▸ Stored data
————————

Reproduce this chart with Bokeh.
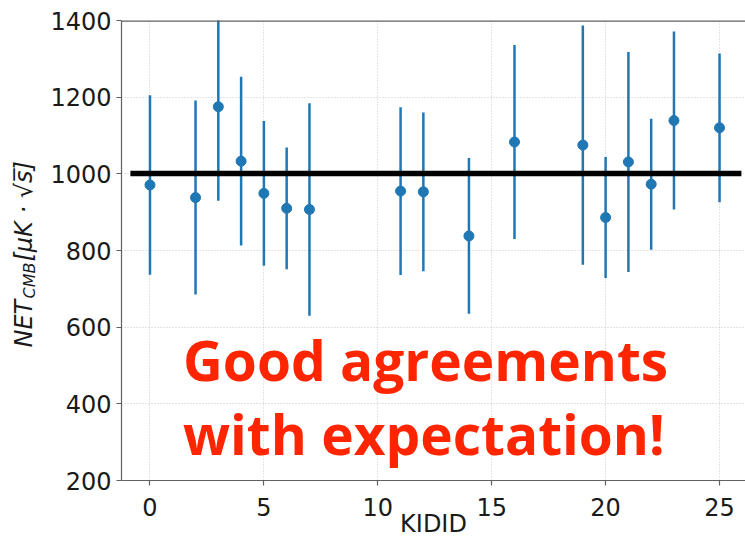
from bokeh.plotting import figure
from bokeh.models import ColumnDataSource, FixedTicker, Label, Range1d, Span
from bokeh.embed import file_html
from bokeh.resources import INLINE
import math

# ---- data ----
kid_id = [0, 2, 3, 4, 5, 6, 7, 11, 12, 14, 16, 19, 20, 21, 22, 23, 25]
net_cmb = [971, 938, 1175, 1033, 949, 910, 907, 955, 953, 838, 1083, 1075, 886, 1031, 973, 1139, 1120]
net_err = [234, 253, 245, 220, 189, 159, 277, 219, 207, 203, 253, 312, 158, 287, 171, 232, 194]
expected_x = [-0.86, 25.96]
expected_net = 1001
x_ticks = [0, 5, 10, 15, 20, 25]
y_ticks = [200, 400, 600, 800, 1000, 1200, 1400]

lower = [v - e for v, e in zip(net_cmb, net_err)]
upper = [v + e for v, e in zip(net_cmb, net_err)]
src = ColumnDataSource(dict(x=kid_id, y=net_cmb, lo=lower, hi=upper))

Y0, Y1 = 200, 1400
p = figure(width=745, height=540, output_backend="svg", toolbar_location=None,
           x_range=Range1d(-1.25, 26.14), y_range=Range1d(Y0, Y1),
           min_border_left=120, min_border_right=0, min_border_top=20, min_border_bottom=60)
p.outline_line_color = None
p.background_fill_color = "white"
p.border_fill_color = "white"

# axes
for ax in (p.xaxis[0], p.yaxis[0]):
    ax.axis_line_color = "#606060"
    ax.axis_line_width = 1.2
    ax.major_tick_line_color = "#606060"
    ax.major_tick_line_width = 1.2
    ax.major_tick_out = 5
    ax.major_tick_in = 0
    ax.minor_tick_line_color = None
    ax.major_label_text_font = "DejaVu Sans"
    ax.major_label_text_font_size = "24px"
    ax.major_label_text_color = "#1a1a1a"
p.xaxis.ticker = FixedTicker(ticks=x_ticks)
p.yaxis.ticker = FixedTicker(ticks=y_ticks)
p.yaxis.major_label_standoff = 5
p.yaxis.axis_label = None
p.xaxis.major_label_standoff = 12
p.xaxis.axis_label = "KIDID"
p.xaxis.axis_label_text_font = "DejaVu Sans"
p.xaxis.axis_label_text_font_size = "24px"
p.xaxis.axis_label_text_font_style = "normal"
p.xaxis.axis_label_text_color = "#1a1a1a"
p.xaxis.axis_label_standoff = -9

# top spine
p.add_layout(Span(location=Y1, dimension="width", line_color="#606060", line_width=2.4))

# grid
for g in (p.xgrid[0], p.ygrid[0]):
    g.grid_line_color = "#c8c8c8"
    g.grid_line_dash = "1 2"
    g.grid_line_width = 1
p.xgrid.ticker = FixedTicker(ticks=x_ticks)
p.ygrid.ticker = FixedTicker(ticks=y_ticks)

# error bars and points
p.segment(x0="x", y0="lo", x1="x", y1="hi", source=src, line_color="#1f77b4", line_width=2.5)
p.scatter(x="x", y="y", source=src, size=10, fill_color="#1f77b4", line_color="#1f77b4")

# expectation line
p.line(x=expected_x, y=[expected_net, expected_net], line_color="black", line_width=5.5)

# helper: pixel row (from top of canvas) -> data y
frame_top, frame_h = 20, 460
def py(pix):
    return Y1 - (pix - frame_top) * (Y1 - Y0) / frame_h

# red annotation text
for txt, base in (("Good agreements", 359), ("with expectation!", 433)):
    p.add_layout(Label(x=1.45, y=py(base), text=txt, text_font="Open Sans", text_font_style="bold",
                       text_font_size="55px", text_color="#ff2500", text_baseline="alphabetic",
                       text_align="left"))

# y axis label (rotated), both parts in the left side panel
ang = math.pi / 2
gap = "\u00a0" * 5
p.add_layout(Label(x=-1.25, y=py(347), x_offset=-98, text="NET" + gap + "[μK · √s\u0305]", angle=ang,
                   text_font="DejaVu Sans", text_font_style="italic", text_font_size="24px",
                   text_color="#1a1a1a", text_align="left", text_baseline="alphabetic"), "left")
p.add_layout(Label(x=-1.25, y=py(298), x_offset=-92, text="CMB", angle=ang,
                   text_font="DejaVu Sans", text_font_style="italic", text_font_size="16px",
                   text_color="#1a1a1a", text_align="left", text_baseline="alphabetic"), "left")

open("out.html", "w").write(file_html(p, INLINE))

————————

▸ Challenge
Write out the full set of lines verbatim, without the pictures.

▸ Reply
Reproduce this chart with Bokeh.
from bokeh.plotting import figure
from bokeh.models import ColumnDataSource, FixedTicker, Label, Range1d, Span
from bokeh.embed import file_html
from bokeh.resources import INLINE
import math

# ---- data ----
kid_id = [0, 2, 3, 4, 5, 6, 7, 11, 12, 14, 16, 19, 20, 21, 22, 23, 25]
net_cmb = [971, 938, 1175, 1033, 949, 910, 907, 955, 953, 838, 1083, 1075, 886, 1031, 973, 1139, 1120]
net_err = [234, 253, 245, 220, 189, 159, 277, 219, 207, 203, 253, 312, 158, 287, 171, 232, 194]
expected_x = [-0.86, 25.96]
expected_net = 1001
x_ticks = [0, 5, 10, 15, 20, 25]
y_ticks = [200, 400, 600, 800, 1000, 1200, 1400]

lower = [v - e for v, e in zip(net_cmb, net_err)]
upper = [v + e for v, e in zip(net_cmb, net_err)]
src = ColumnDataSource(dict(x=kid_id, y=net_cmb, lo=lower, hi=upper))

Y0, Y1 = 200, 1400
p = figure(width=745, height=540, output_backend="svg", toolbar_location=None,
           x_range=Range1d(-1.25, 26.14), y_range=Range1d(Y0, Y1),
           min_border_left=120, min_border_right=0, min_border_top=20, min_border_bottom=60)
p.outline_line_color = None
p.background_fill_color = "white"
p.border_fill_color = "white"

# axes
for ax in (p.xaxis[0], p.yaxis[0]):
    ax.axis_line_color = "#606060"
    ax.axis_line_width = 1.2
    ax.major_tick_line_color = "#606060"
    ax.major_tick_line_width = 1.2
    ax.major_tick_out = 5
    ax.major_tick_in = 0
    ax.minor_tick_line_color = None
    ax.major_label_text_font = "DejaVu Sans"
    ax.major_label_text_font_size = "24px"
    ax.major_label_text_color = "#1a1a1a"
p.xaxis.ticker = FixedTicker(ticks=x_ticks)
p.yaxis.ticker = FixedTicker(ticks=y_ticks)
p.yaxis.major_label_standoff = 5
p.yaxis.axis_label = None
p.xaxis.major_label_standoff = 12
p.xaxis.axis_label = "KIDID"
p.xaxis.axis_label_text_font = "DejaVu Sans"
p.xaxis.axis_label_text_font_size = "24px"
p.xaxis.axis_label_text_font_style = "normal"
p.xaxis.axis_label_text_color = "#1a1a1a"
p.xaxis.axis_label_standoff = -9

# top spine
p.add_layout(Span(location=Y1, dimension="width", line_color="#606060", line_width=2.4))

# grid
for g in (p.xgrid[0], p.ygrid[0]):
    g.grid_line_color = "#c8c8c8"
    g.grid_line_dash = "1 2"
    g.grid_line_width = 1
p.xgrid.ticker = FixedTicker(ticks=x_ticks)
p.ygrid.ticker = FixedTicker(ticks=y_ticks)

# error bars and points
p.segment(x0="x", y0="lo", x1="x", y1="hi", source=src, line_color="#1f77b4", line_width=2.5)
p.scatter(x="x", y="y", source=src, size=10, fill_color="#1f77b4", line_color="#1f77b4")

# expectation line
p.line(x=expected_x, y=[expected_net, expected_net], line_color="black", line_width=5.5)

# helper: pixel row (from top of canvas) -> data y
frame_top, frame_h = 20, 460
def py(pix):
    return Y1 - (pix - frame_top) * (Y1 - Y0) / frame_h

# red annotation text
for txt, base in (("Good agreements", 359), ("with expectation!", 433)):
    p.add_layout(Label(x=1.45, y=py(base), text=txt, text_font="Open Sans", text_font_style="bold",
                       text_font_size="55px", text_color="#ff2500", text_baseline="alphabetic",
                       text_align="left"))

# y axis label (rotated), both parts in the left side panel
ang = math.pi / 2
gap = "\u00a0" * 5
p.add_layout(Label(x=-1.25, y=py(347), x_offset=-98, text="NET" + gap + "[μK · √s\u0305]", angle=ang,
                   text_font="DejaVu Sans", text_font_style="italic", text_font_size="24px",
                   text_color="#1a1a1a", text_align="left", text_baseline="alphabetic"), "left")
p.add_layout(Label(x=-1.25, y=py(298), x_offset=-92, text="CMB", angle=ang,
                   text_font="DejaVu Sans", text_font_style="italic", text_font_size="16px",
                   text_color="#1a1a1a", text_align="left", text_baseline="alphabetic"), "left")

open("out.html", "w").write(file_html(p, INLINE))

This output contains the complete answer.